You Never Win Anything With Kids: The Best Young Football Managers

We rarely see young football managers given much opportunity in the upper echelons of today’s game. With risks being higher than ever for football clubs to survive, very few will take a punt on a young unproven coach to lead their team.

But there are a few out there who have some serious time on their hands to become the best in the world. Let’s take a look at top flight teams who have shown faith in young managers:

Hoffenheim: Julian Nagelsmann – 30

When Huub Stevenson had to step down as manager of Hoffenheim in 2016 due to heart problems, Hoffenheim made Nagelsmann the youngest manager in Bundesliga History and at the age of 28 the gamble proved fruitful. The club were second from bottom at the time, but the new manager – with no pedigree as a player – not only ensured they survived but transformed them into a top-four side just a year later.

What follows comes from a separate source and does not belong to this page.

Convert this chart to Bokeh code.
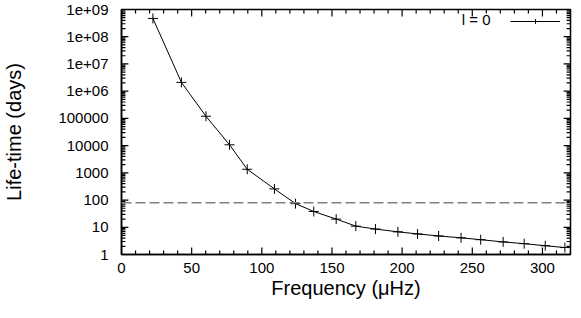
from bokeh.plotting import figure
from bokeh.models import (Range1d, SingleIntervalTicker, LogTicker, Span, Legend, LegendItem, Label)
from bokeh.core.properties import value
from bokeh.embed import file_html
from bokeh.resources import INLINE

# data
freq = [22.4, 42.7, 60.2, 77, 89.6, 109, 124, 137, 153, 167, 181, 197, 211, 226, 242, 256, 272, 287, 302, 316]
life = [4.7e8, 2.1e6, 1.2e5, 1.07e4, 1350, 257, 74, 38, 20, 11, 8.6, 6.8, 5.7, 4.8, 4.1, 3.5, 2.9, 2.5, 2.1, 1.8]
threshold = 80
x_major = [0, 50, 100, 150, 200, 250, 300]
x_minor = [v for v in range(10, 321, 10) if v % 50 != 0]
y_ticks = [1, 10, 100, 1000, 10000, 100000, 1e6, 1e7, 1e8, 1e9]
y_labels = ["1", "10", "100", "1000", "10000", "100000", "1e+06", "1e+07", "1e+08", "1e+09"]
y_minor = [k * 10 ** d for d in range(9) for k in range(2, 10)]
legend_label = "l = 0"
X0, X1, Y0, Y1 = 0, 320, 1, 1e9

FONT = "Liberation Sans"
FRAME_W, FRAME_H = 457, 245   # approximate frame size in pixels

p = figure(width=572, height=302, output_backend="svg", toolbar_location=None,
           y_axis_type="log", x_range=Range1d(X0, X1), y_range=Range1d(Y0, Y1),
           min_border_left=113, min_border_right=2, min_border_top=9, min_border_bottom=48)
p.grid.visible = False
p.outline_line_color = "black"
p.outline_line_width = 1.5
p.background_fill_color = "white"
p.border_fill_color = "white"

for ax in (p.xaxis[0], p.yaxis[0]):
    ax.axis_line_color = "black"
    ax.axis_line_width = 1.5
    ax.major_tick_in = 0
    ax.major_tick_out = 0
    ax.minor_tick_in = 0
    ax.minor_tick_out = 0
    ax.major_label_text_font = FONT
    ax.major_label_text_font_size = "15px"
    ax.major_label_text_color = "black"
    ax.axis_label_text_font = FONT
    ax.axis_label_text_font_size = "20px"
    ax.axis_label_text_font_style = "normal"
    ax.axis_label_text_color = "black"

xa = p.xaxis[0]
xa.ticker = SingleIntervalTicker(interval=50, num_minor_ticks=5)
xa.axis_label = "Frequency (μHz)"
xa.major_label_standoff = 8
xa.axis_label_standoff = 1

ya = p.yaxis[0]
ya.ticker = LogTicker(num_minor_ticks=9)
ya.major_label_overrides = {t: l for t, l in zip(y_ticks, y_labels)}
ya.axis_label = "Life-time (days)"
ya.major_label_standoff = 13
ya.axis_label_standoff = 30

# inward tick marks on all four sides, lengths converted from pixels to data units
px_x = (X1 - X0) / FRAME_W
dec_px = 9.0 / FRAME_H
for xs, L in ((x_major, 7), (x_minor, 4)):
    f = 10 ** (L * dec_px)
    p.segment(x0=xs, y0=[Y0] * len(xs), x1=xs, y1=[Y0 * f] * len(xs), line_color="black", line_width=1.2)
    p.segment(x0=xs, y0=[Y1] * len(xs), x1=xs, y1=[Y1 / f] * len(xs), line_color="black", line_width=1.2)
for ys, L in ((y_ticks, 7), (y_minor, 4)):
    d = L * px_x
    p.segment(x0=[X0] * len(ys), y0=ys, x1=[X0 + d] * len(ys), y1=ys, line_color="black", line_width=1.2)
    p.segment(x0=[X1] * len(ys), y0=ys, x1=[X1 - d] * len(ys), y1=ys, line_color="black", line_width=1.2)

p.add_layout(Span(location=threshold, dimension="width", line_color="#808080",
                  line_width=1.5, line_dash="10 4"))

lr = p.line(freq, life, line_color="black", line_width=1)
sr = p.scatter(freq, life, marker="cross", size=10, line_color="black", line_width=1)

leg = Legend(items=[LegendItem(label=value(" "), renderers=[lr, sr])],
             location=(389, FRAME_H - 18), glyph_width=50, glyph_height=12, label_standoff=0,
             padding=0, margin=0, spacing=0, border_line_color=None,
             background_fill_alpha=0, label_text_font=FONT, label_text_font_size="15px")
p.add_layout(leg)
p.add_layout(Label(x=369, y=FRAME_H - 10, x_units="screen", y_units="screen", text=legend_label,
                   text_align="right", text_baseline="middle", text_font=FONT,
                   text_font_size="15px", text_color="black"))

open("out.html", "w").write(file_html(p, INLINE))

His efforts have led to gossip circulating that he was due to take over at Bayern Munich when Carlo Ancelotti was sacked in September.

Watford/Everton: Marco Silva – 40

Before moving to the Premier league, Silva had already managed Sporting Club in his homeland and won the Greek title with Olympiacos. Not a bad history for such a young manager.

He arrived in England to help save Hull from being relegated but unfortunately could only lift them up to 18th from the bottom of the table. After Hull he moved to Watford where he had the Hornets playing some scintillating football at times. Unfortunately, rumours of a move to Everton, a job which eventually went to Ronald Koeman, seemed to unsettle Silva and Watford began to stagnate before Silva finally completed his move to Everton for the start of the 2018 season.

Villarreal: Javier Calleja – 39

Calleja played for Villarreal, Malaga and Osasuna as a left-sided midfielder before he hung up his boots in 2005. After retiring he became youth team manager of the Yellow Submarine before taking over the reserve team back in May.

His role as reserve coach was over quickly as he was handed the first-team job in September following the dismissal of Fran Escriba after a very poor season. Under Javier Calleja, Villarreal climbed to sixth in the table while also progressing well in the Europa League.